» **GIVEN TASK**
Extract every line that contains the word "React".

» **DATA PROVIDED**
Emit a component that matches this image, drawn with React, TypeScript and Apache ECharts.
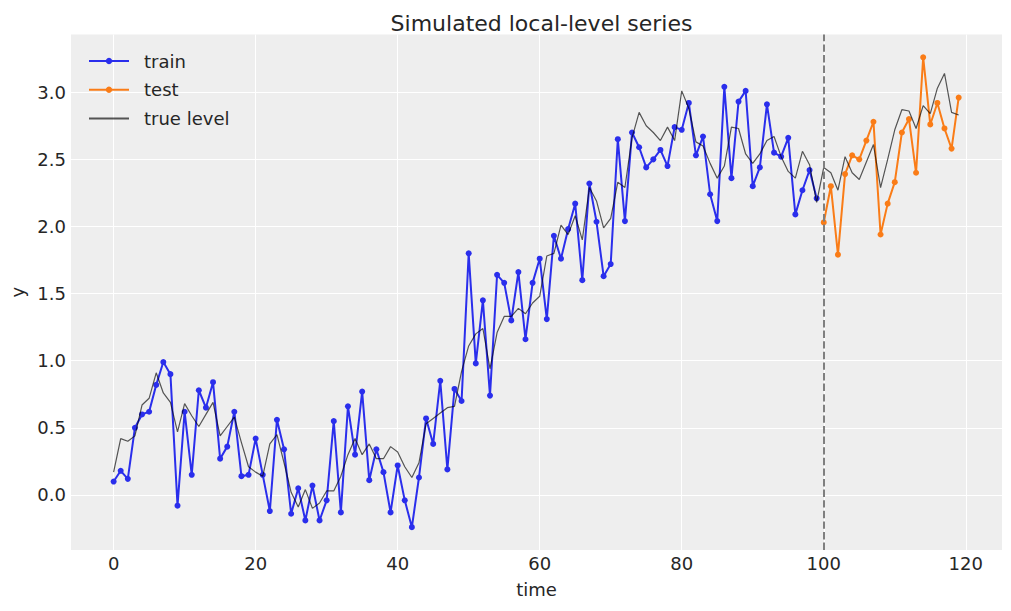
import React, { useEffect, useRef } from "react";
import * as echarts from "echarts";

// observed series (train: t = 0..99, test: t = 100..119)
const trainY = [
  0.10, 0.18, 0.12, 0.50, 0.60, 0.62, 0.82, 0.99, 0.90, -0.08,
  0.62, 0.15, 0.78, 0.65, 0.84, 0.27, 0.36, 0.62, 0.14, 0.15,
  0.42, 0.15, -0.12, 0.56, 0.34, -0.14, 0.05, -0.19, 0.07, -0.19,
  -0.04, 0.55, -0.13, 0.66, 0.30, 0.77, 0.11, 0.34, 0.17, -0.13,
  0.22, -0.04, -0.24, 0.13, 0.57, 0.38, 0.85, 0.19, 0.79, 0.70,
  1.80, 0.98, 1.45, 0.74, 1.64, 1.58, 1.30, 1.66, 1.16, 1.58,
  1.76, 1.31, 1.93, 1.76, 1.98, 2.17, 1.60, 2.32, 2.035, 1.63,
  1.72, 2.65, 2.04, 2.70, 2.59, 2.44, 2.50, 2.57, 2.45, 2.74,
  2.72, 2.92, 2.53, 2.67, 2.24, 2.04, 3.04, 2.36, 2.93, 3.01,
  2.30, 2.44, 2.91, 2.55, 2.52, 2.66, 2.09, 2.27, 2.42, 2.21,
];
const testY = [
  2.03, 2.30, 1.79, 2.39, 2.53, 2.50, 2.64, 2.78, 1.94, 2.17,
  2.33, 2.70, 2.80, 2.40, 3.26, 2.76, 2.92, 2.73, 2.58, 2.96,
];
// true level, t = 0..119
const levelY = [
  0.17, 0.42, 0.40, 0.44, 0.67, 0.72, 0.91, 0.76, 0.69, 0.47,
  0.68, 0.59, 0.51, 0.60, 0.69, 0.44, 0.51, 0.58, 0.39, 0.21,
  0.17, 0.14, 0.38, 0.45, 0.24, 0.02, -0.09, 0.04, -0.10, -0.06,
  0.03, 0.03, 0.14, 0.30, 0.42, 0.30, 0.38, 0.27, 0.27, 0.36,
  0.32, 0.21, 0.13, 0.24, 0.53, 0.57, 0.61, 0.65, 0.66, 0.92,
  1.11, 1.20, 1.24, 0.94, 1.21, 1.33, 1.33, 1.39, 1.35, 1.43,
  1.48, 1.78, 1.80, 2.01, 1.94, 2.08, 1.90, 2.29, 2.19, 1.99,
  2.06, 2.33, 2.29, 2.66, 2.85, 2.75, 2.70, 2.64, 2.74, 2.64,
  3.01, 2.88, 2.63, 2.60, 2.47, 2.36, 2.45, 2.74, 2.73, 2.54,
  2.47, 2.54, 2.64, 2.67, 2.52, 2.41, 2.36, 2.56, 2.46, 2.18,
  2.44, 2.40, 2.27, 2.52, 2.40, 2.35, 2.48, 2.61, 2.29, 2.50,
  2.72, 2.87, 2.86, 2.73, 2.90, 2.84, 3.03, 3.14, 2.85, 2.83,
];
const trainStart = 0;
const testStart = 100;
const splitTime = 100;
const seriesNames = ["train", "test", "true level"];

export default function App() {
  const ref = useRef<HTMLDivElement>(null);
  useEffect(() => {
    if (!ref.current) return;
    const chart = echarts.init(ref.current, null, { renderer: "svg" });
    const font = "DejaVu Sans";
    const textColor = "#262626";
    const toPairs = (arr: number[], start: number) => arr.map((v, i) => [start + i, v]);
    chart.setOption({
      animation: false,
      title: {
        text: "Simulated local-level series",
        left: 536.5,
        textAlign: "center",
        top: 7,
        textStyle: { fontFamily: font, fontSize: 22, fontWeight: "normal", color: textColor },
      },
      grid: {
        left: 71,
        right: 9,
        top: 34.5,
        bottom: 61,
        show: true,
        backgroundColor: "#eeeeee",
        borderWidth: 0,
        containLabel: false,
        outerBoundsMode: "none",
      },
      legend: {
        orient: "vertical",
        left: 88,
        top: 52,
        padding: 0,
        itemWidth: 40,
        itemHeight: 8,
        itemGap: 10.7,
        textStyle: { fontFamily: font, fontSize: 18, color: textColor, padding: [0, 0, 0, 10] },
        data: [
          seriesNames[0],
          seriesNames[1],
          { name: seriesNames[2], itemStyle: { opacity: 0 } },
        ],
      },
      xAxis: {
        type: "value",
        min: -6,
        max: 125.1,
        minInterval: 20,
        maxInterval: 20,
        name: "time",
        nameLocation: "middle",
        nameGap: 30,
        nameTextStyle: { fontFamily: font, fontSize: 18, color: textColor },
        axisLine: { show: false },
        axisTick: { show: false },
        axisLabel: {
          margin: 4,
          fontFamily: font,
          fontSize: 18,
          color: textColor,
          showMinLabel: false,
          showMaxLabel: false,
        },
        splitLine: { show: true, showMinLine: false, showMaxLine: false, lineStyle: { color: "#ffffff", width: 1 } },
      },
      yAxis: {
        type: "value",
        min: -0.41,
        max: 3.43,
        minInterval: 0.5,
        maxInterval: 0.5,
        name: "y",
        nameLocation: "middle",
        nameGap: 41,
        nameTextStyle: { fontFamily: font, fontSize: 18, color: textColor },
        axisLine: { show: false },
        axisTick: { show: false },
        axisLabel: {
          margin: 5,
          fontFamily: font,
          fontSize: 18,
          color: textColor,
          showMinLabel: false,
          showMaxLabel: false,
          formatter: (v: number) => v.toFixed(1),
        },
        splitLine: { show: true, showMinLine: false, showMaxLine: false, lineStyle: { color: "#ffffff", width: 1 } },
      },
      series: [
        {
          name: "train",
          type: "line",
          data: toPairs(trainY, trainStart),
          symbol: "circle",
          symbolSize: 6,
          showSymbol: true,
          color: "#2a2eec",
          lineStyle: { width: 2, color: "#2a2eec" },
          itemStyle: { color: "#2a2eec" },
          z: 2,
        },
        {
          name: "test",
          type: "line",
          data: toPairs(testY, testStart),
          symbol: "circle",
          symbolSize: 6,
          showSymbol: true,
          color: "#fa7c17",
          lineStyle: { width: 2, color: "#fa7c17" },
          itemStyle: { color: "#fa7c17" },
          z: 2,
        },
        {
          name: "true level",
          type: "line",
          data: toPairs(levelY, 0),
          symbol: "none",
          showSymbol: false,
          color: "rgba(0,0,0,0.65)",
          lineStyle: { width: 1.2, color: "rgba(0,0,0,0.65)" },
          z: 3,
          markLine: {
            silent: true,
            symbol: "none",
            label: { show: false },
            lineStyle: { color: "#7f7f7f", type: [7.4, 3.2], width: 2 },
            data: [{ xAxis: splitTime }],
          },
        },
      ],
    });
    return () => chart.dispose();
  }, []);
  return (
    <div
      ref={ref}
      style={{ position: "absolute", left: 0, top: 0, width: 1011, height: 611 }}
    />
  );
}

» **RESULT OF THIS TASK**
Emit a component that matches this image, drawn with React, TypeScript and Apache ECharts.
import React, { useEffect, useRef } from "react";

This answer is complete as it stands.